VI.B.3 Subsetting the CPES data based on characteristics or respondents
In general, CPES analysts can apply the analysis weights for subpopulation analysis (e.g., estimation for women of Mexican-American ancestry). Provided all qualifying cases in the CPES data are included in the subpopulation analysis, the estimates would be unbiased and the sum of the CPES weights would be an unbiased estimator of the 2002 population count for that subset of the larger U.S. population. Experience has shown that due to the sheer numbers of observations and richness of the variable set, data sets such as the CPES generate interest in rare populations or populations for which the original samples were not optimal (e.g. women of Mexican-American ancestry living in the West Census Region and covered by a regional health maintenance organization (HMO) program). CPES analysts who have concerns about the appropriateness of the CPES for subpopulation analysis they are proposing to conduct are encouraged to consult a survey statistician.

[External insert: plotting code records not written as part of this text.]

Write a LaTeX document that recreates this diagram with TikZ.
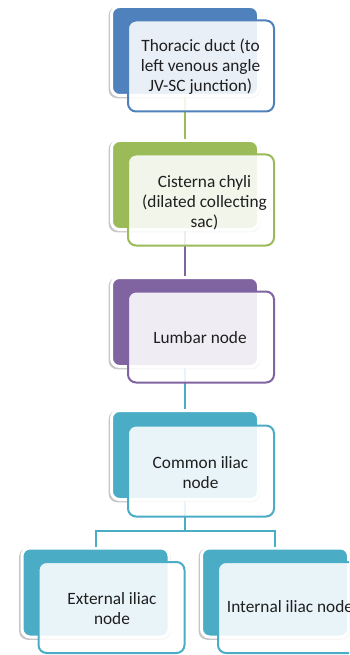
\documentclass[tikz,border=0pt]{standalone}
\usepackage{fontspec}
\setmainfont{Carlito}
\usetikzlibrary{shadows,calc}
\definecolor{cBlue}{HTML}{4F81BD}
\definecolor{cGreen}{HTML}{9BBB59}
\definecolor{cPurple}{HTML}{8064A2}
\definecolor{cTeal}{HTML}{4BACC6}
\tikzset{
  backbox/.style={draw=white, line width=3pt, rounded corners=8pt,
    minimum width=147pt, minimum height=89pt, inner sep=0pt, fill=#1,
    drop shadow={shadow xshift=-0.6pt, shadow yshift=-1.4pt, shadow scale=1.03, opacity=0.22, fill=black}},
  frontbox/.style={draw=#1, line width=2pt, rounded corners=8pt,
    minimum width=146pt, minimum height=91pt, inner sep=0pt,
    fill=white, fill opacity=0.88, draw opacity=1},
  boxtext/.style={font=\fontsize{17.3}{20}\selectfont, align=center, inner sep=0pt, text=black!88},
  conn/.style={line width=2pt, draw=#1}
}
\begin{document}
\begin{tikzpicture}[x=1pt,y=-1pt]
\useasboundingbox (0,0) rectangle (349,655);
\clip (0,0) rectangle (349,655);
% back boxes
\node[backbox=cBlue]   (b1) at (185,51) {};
\node[backbox=cGreen]  (b2) at (185,185) {};
\node[backbox=cPurple] (b3) at (185,322) {};
\node[backbox=cTeal]   (b4) at (185,455) {};
\node[backbox=cTeal]   (b5) at (95.5,592.5) {};
\node[backbox=cTeal]   (b6) at (275,592.5) {};
% connectors
\draw[conn=cGreen]  (b1.south) -- (b2.north);
\draw[conn=cPurple] (b2.south) -- (b3.north);
\draw[conn=cTeal]   (b3.south) -- (b4.north);
\coordinate (j) at ($(b4.south)+(0,30)$);
\draw[conn=cTeal] (b4.south) -- (j) -| (b5.north);
\draw[conn=cTeal] (j) -| (b6.north);
% front boxes
\node[frontbox=cBlue]   (f1) at (201,66) {};
\node[frontbox=cGreen]  (f2) at (201,200) {};
\node[frontbox=cPurple] (f3) at (201,337) {};
\node[frontbox=cTeal]   (f4) at (201,471) {};
\node[frontbox=cTeal]   (f5) at (111.5,607.5) {};
\node[frontbox=cTeal]   (f6) at (291,607.5) {};
% texts
\node[boxtext] (t1) at (200.5,66.5) {Thoracic duct (to\\left venous angle\\JV-SC junction)};
\node[boxtext] (t2) at (204.5,203) {Cisterna chyli\\(dilated collecting\\sac)};
\node[boxtext] (t3) at (200,338) {Lumbar node};
\node[boxtext] (t4) at (200.5,473) {Common iliac\\node};
\node[boxtext] (t5) at (112,608.5) {External iliac\\node};
\node[boxtext] (t6) at (290,607) {Internal iliac node};
\end{tikzpicture}
\end{document}
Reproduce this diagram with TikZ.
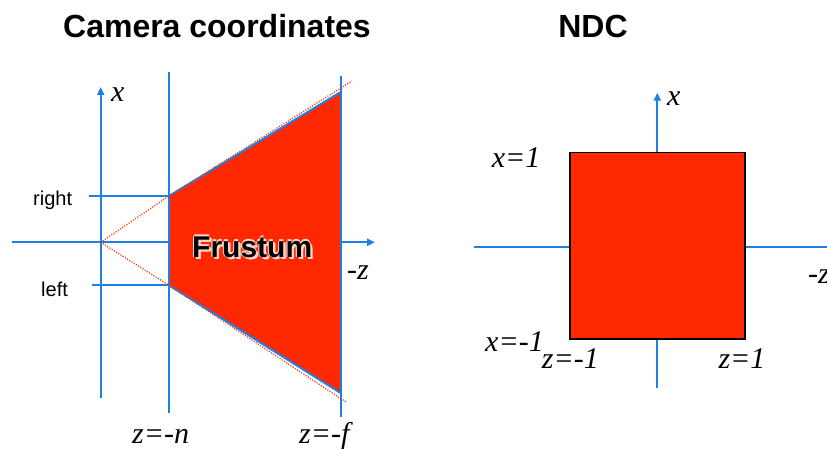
\documentclass[tikz,border=0pt]{standalone}
\usepackage{fontspec}
\setmainfont{Liberation Serif}
\setsansfont{Liberation Sans}
\usetikzlibrary{arrows.meta}
\definecolor{axblue}{RGB}{28,128,228}
\definecolor{frred}{RGB}{255,40,0}
\tikzset{
  ax/.style={draw=axblue, line width=2pt},
  axarrow/.style={ax, -{Triangle[length=8pt,width=7pt]}},
  dots/.style={draw=frred, line width=1.3pt, dash pattern=on 1pt off 1.6pt},
  title/.style={font=\sffamily\bfseries\fontsize{32}{32}\selectfont, anchor=base},
  small/.style={font=\sffamily\fontsize{20}{20}\selectfont, anchor=base west, inner sep=0pt},
  it/.style={font=\itshape\fontsize{30}{30}\selectfont, anchor=base west, inner sep=0pt},
  frtext/.style={font=\sffamily\bfseries\fontsize{30}{30}\selectfont, anchor=base west, inner sep=0pt},
}
\begin{document}
\begin{tikzpicture}[x=1pt,y=-1pt]
\useasboundingbox (0,0) rectangle (827,449);
% titles
\node[title] (t1) at (217,38) {Camera coordinates};
\node[title] (t2) at (593,38) {NDC};
% ---- left diagram ----
\coordinate (o) at (100.7,242.3);
\coordinate (xb) at (100.7,398);
\coordinate (xt) at (100.7,87);
\coordinate (zl) at (12,242.3);
\coordinate (zr) at (375,242.3);
\coordinate (nt) at (169,72);
\coordinate (nb) at (169,413);
\coordinate (ft) at (340.7,76);
\coordinate (fb) at (340.7,417);
\coordinate (rl) at (89,196);
\coordinate (ll) at (92,285.3);
\coordinate (nr) at (169,196);
\coordinate (nl) at (169,285.3);
\coordinate (fr) at (340.7,92);
\coordinate (fl) at (340.7,393);
\coordinate (er) at (352,81);
\coordinate (el) at (346,402);
\fill[frred] (nr) -- (fr) -- (fl) -- (nl) -- cycle;
\draw[ax] (zl) -- (nl |- o);
\draw[axarrow] (fl |- o) -- (zr);
\draw[axarrow] (xb) -- (xt);
\draw[ax] (nt) -- (nb);
\draw[ax] (ft) -- (fb);
\draw[ax] (rl) -- (nr);
\draw[ax] (ll) -- (nl);
\draw[ax] (nr) -- (fr);
\draw[ax] (nl) -- (fl);
\draw[dots] (o) -- (nr);
\draw[dots] (o) -- (nl);
\draw[dots] (nr) -- (er);
\draw[dots] (nl) -- (el);
\node[it] (lx) at (111,102) {x};
\node[small] (lr) at (33,206) {right};
\node[small] (lle) at (41,296) {left};
\node[it] (lz) at (347,279) {-z};
\node[it] (ln) at (132,443) {z=-n};
\node[it] (lf) at (299,443) {z=-f};
% Frustum text with soft white glow
\foreach \dx/\dy in {-1.2/0,0/-1.2,1.6/1.6,2.4/2.0,2.0/2.4}{
  \node[frtext, text=white!80!frred] at (192+\dx,257+\dy) {Frustum};
}
\node[frtext] (fru) at (192,257) {Frustum};
% ---- right diagram ----
\coordinate (vo) at (657.3,246.7);
\coordinate (vb) at (657.3,388);
\coordinate (vt) at (657.3,92.7);
\coordinate (hl) at (474,246.7);
\coordinate (hr) at (830,246.7);
\draw[ax, line width=1.8pt] (hl) -- (hr);
\draw[axarrow, line width=1.8pt] (vb) -- (vt);
\node[draw=black, line width=1.5pt, fill=frred, minimum width=175.3pt, minimum height=186.6pt, inner sep=0pt, anchor=north west] (sq) at (569,151.7) {};
\node[it] (rx) at (667,105.7) {x};
\node[it] (x1) at (491.7,167.7) {x=1};
\node[it] (xm1) at (485,351) {x=-1};
\node[it] (zm1) at (541.7,368.3) {z=-1};
\node[it] (z1) at (718.3,368) {z=1};
\node[it] (rz) at (808,283.3) {-z};
\end{tikzpicture}
\end{document}
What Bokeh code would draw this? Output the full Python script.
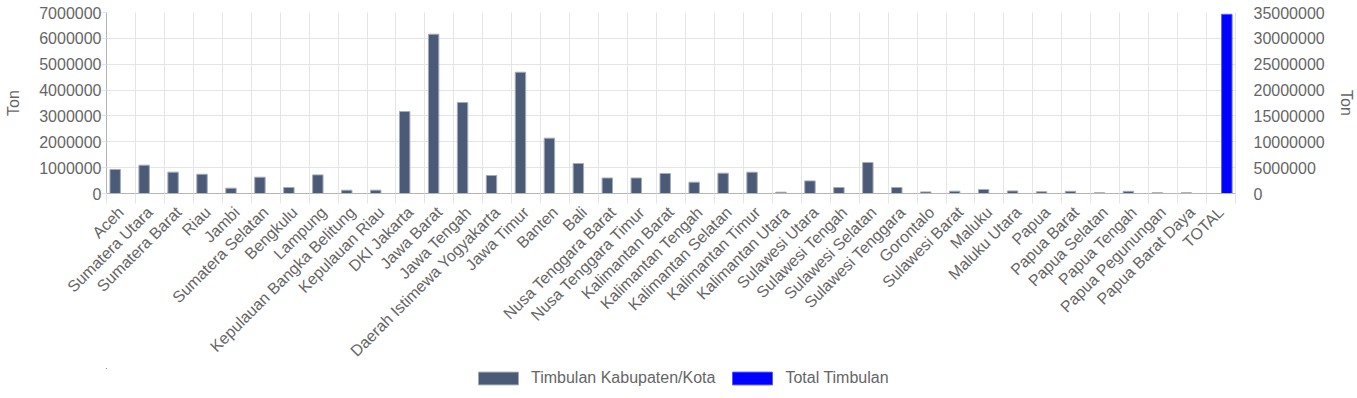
from bokeh.plotting import figure
from bokeh.layouts import column
from bokeh.models import (Range1d, LinearAxis, FixedTicker, SingleIntervalTicker,
                          BasicTickFormatter, Legend, LegendItem, ColumnDataSource)
from bokeh.transform import dodge
from bokeh.embed import file_html
from bokeh.resources import INLINE
import math

categories = ["Aceh", "Sumatera Utara", "Sumatera Barat", "Riau", "Jambi",
              "Sumatera Selatan", "Bengkulu", "Lampung", "Kepulauan Bangka Belitung",
              "Kepulauan Riau", "DKI Jakarta", "Jawa Barat", "Jawa Tengah",
              "Daerah Istimewa Yogyakarta", "Jawa Timur", "Banten", "Bali",
              "Nusa Tenggara Barat", "Nusa Tenggara Timur", "Kalimantan Barat",
              "Kalimantan Tengah", "Kalimantan Selatan", "Kalimantan Timur",
              "Kalimantan Utara", "Sulawesi Utara", "Sulawesi Tengah",
              "Sulawesi Selatan", "Sulawesi Tenggara", "Gorontalo", "Sulawesi Barat",
              "Maluku", "Maluku Utara", "Papua", "Papua Barat", "Papua Selatan",
              "Papua Tengah", "Papua Pegunungan", "Papua Barat Daya", "TOTAL"]

timbulan_kabkota = [930000, 1095000, 825000, 745000, 205000,
                    630000, 232000, 720000, 128000,
                    130000, 3170000, 6160000, 3520000,
                    696000, 4690000, 2140000, 1160000,
                    600000, 600000, 773000,
                    437000, 785000, 824000,
                    50000, 487000, 232000,
                    1199000, 232000, 62000, 89000,
                    155000, 100000, 70000, 85000, 30000,
                    85000, 30000, 30000]

total_timbulan = [34650000]

series_names = ["Timbulan Kabupaten/Kota", "Total Timbulan"]

TEXT = "#666666"
FONT = "Liberation Sans"
C1, C1L = "#4b5a76", "#a3abb9"
C2, C2L = "#0000ff", "#5a5aff"

n = len(categories)
src1 = ColumnDataSource(dict(x=[i + 0.5 for i in range(len(timbulan_kabkota))],
                             top=timbulan_kabkota))
src2 = ColumnDataSource(dict(x=[n - 1 + 0.5], top=total_timbulan))

H1 = 368
p = figure(width=1357, height=H1, output_backend="svg",
           toolbar_location=None, x_range=Range1d(0, n), y_range=Range1d(0, 7000000),
           min_border_left=106, min_border_right=115, min_border_top=12,
           min_border_bottom=H1 - 193)
p.extra_y_ranges = {"right": Range1d(0, 35000000)}
p.outline_line_color = None
p.background_fill_color = "white"

r1 = p.vbar(x=dodge("x", -0.2, range=p.x_range), top="top", width=0.36, source=src1,
            fill_color=C1, line_color=C1L, line_width=1)
r2 = p.vbar(x=dodge("x", 0.2, range=p.x_range), top="top", width=0.36, source=src2,
            fill_color=C2, line_color=C2L, line_width=1,
            y_range_name="right")

# x axis
xa = p.xaxis[0]
xa.ticker = FixedTicker(ticks=[i + 0.5 for i in range(n)], minor_ticks=list(range(n + 1)))
xa.major_label_overrides = {i + 0.5: c for i, c in enumerate(categories)}
xa.major_label_orientation = math.pi / 4
xa.major_tick_out = 0
xa.major_tick_in = 0
xa.minor_tick_out = 10
xa.minor_tick_in = 0
xa.minor_tick_line_color = "#e5e5e5"
xa.axis_line_color = "#b5b5b5"
xa.major_label_text_font = FONT
xa.major_label_text_font_size = "16px"
xa.major_label_text_color = TEXT
xa.major_label_standoff = 6

# left y axis
ya = p.yaxis[0]
ya.ticker = SingleIntervalTicker(interval=1000000)
ya.formatter = BasicTickFormatter(use_scientific=False)
ya.axis_label = "Ton"
ya.axis_label_text_font = FONT
ya.axis_label_text_font_size = "16px"
ya.axis_label_text_font_style = "normal"
ya.axis_label_text_color = TEXT
ya.major_label_text_font = FONT
ya.major_label_text_font_size = "16px"
ya.major_label_text_color = TEXT
ya.axis_line_color = "#b5b5b5"
ya.major_tick_out = 5
ya.major_tick_in = 0
ya.major_tick_line_color = "#e5e5e5"
ya.minor_tick_line_color = None
ya.major_label_standoff = 0
ya.axis_label_standoff = 14

# right y axis
ra = LinearAxis(y_range_name="right", ticker=SingleIntervalTicker(interval=5000000),
                formatter=BasicTickFormatter(use_scientific=False))
ra.axis_label = "Ton"
ra.axis_label_text_font = FONT
ra.axis_label_text_font_size = "16px"
ra.axis_label_text_font_style = "normal"
ra.axis_label_text_color = TEXT
ra.major_label_text_font = FONT
ra.major_label_text_font_size = "16px"
ra.major_label_text_color = TEXT
ra.axis_line_color = "#e5e5e5"
ra.major_tick_out = 0
ra.major_tick_in = 0
ra.minor_tick_line_color = None
ra.major_label_standoff = 14
ra.axis_label_standoff = 10
p.add_layout(ra, "right")

# grids
p.xgrid.ticker = FixedTicker(ticks=list(range(n + 1)))
p.xgrid.grid_line_color = "#e5e5e5"
p.ygrid.grid_line_color = "#e5e5e5"

# legend strip (same sources, bars kept entirely outside this strip's view)
H2 = 398 - H1
q = figure(width=1357, height=H2, output_backend="svg", toolbar_location=None,
           x_range=Range1d(1000, 1001), y_range=Range1d(-2, -1),
           x_axis_location=None, y_axis_location=None,
           min_border_left=0, min_border_right=0, min_border_top=0, min_border_bottom=0)
q.grid.visible = False
q.outline_line_color = None
l1 = q.vbar(x="x", top="top", width=0.36, source=src1,
            fill_color=C1, line_color=C1L, line_width=1)
l2 = q.vbar(x="x", top="top", width=0.36, source=src2,
            fill_color=C2, line_color=C2L, line_width=1)

legend = Legend(items=[LegendItem(label=series_names[0], renderers=[l1]),
                       LegendItem(label=series_names[1], renderers=[l2])],
                orientation="horizontal", location=(367, H2 - 19))
legend.glyph_width = 50
legend.glyph_height = 16
legend.label_text_font = FONT
legend.label_text_font_size = "16px"
legend.label_text_color = TEXT
legend.label_standoff = 8
legend.spacing = 12
legend.padding = 0
legend.margin = 0
legend.border_line_color = None
legend.background_fill_alpha = 0
q.add_layout(legend, "center")

open("out.html", "w").write(file_html(column(p, q, spacing=0), INLINE))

VI.B.4 Item Missing Data for Analysis Variables
The original NCS-R, NSAL, and NLAAS analysis weights included adjustments for survey nonresponse. Through the process used to create the combined analysis weights, these adjustments for differential nonresponse are preserved in the CPES Part 1 and Part 2 weights. However, the CPES weights do not include adjustments for item missing data in the CPES data set. With a few special exceptions, most statistical software packages employ "case-wise" deletion as the means to address the problem of missing values for the variables. That is, any case with a missing value on one or more variables (e.g. fitting a multivariate logistic regression model) will cause the case to be dropped from the analysis. If the amount of such case-wise deletion is substantial, the unbiasedness of the weighted estimation may be compromised. Analysts are encouraged to use standard data checking techniques to establish the patterns of missing data in their analysis variables and assess the extent and impact of software-driven case-wise deletion on the integrity of their analysis. If the variables of interest have high rates of item missing data, analysts may consider consulting a survey statistician to consider remediation approaches such as stochastic imputation (Little and Rubin, 2002).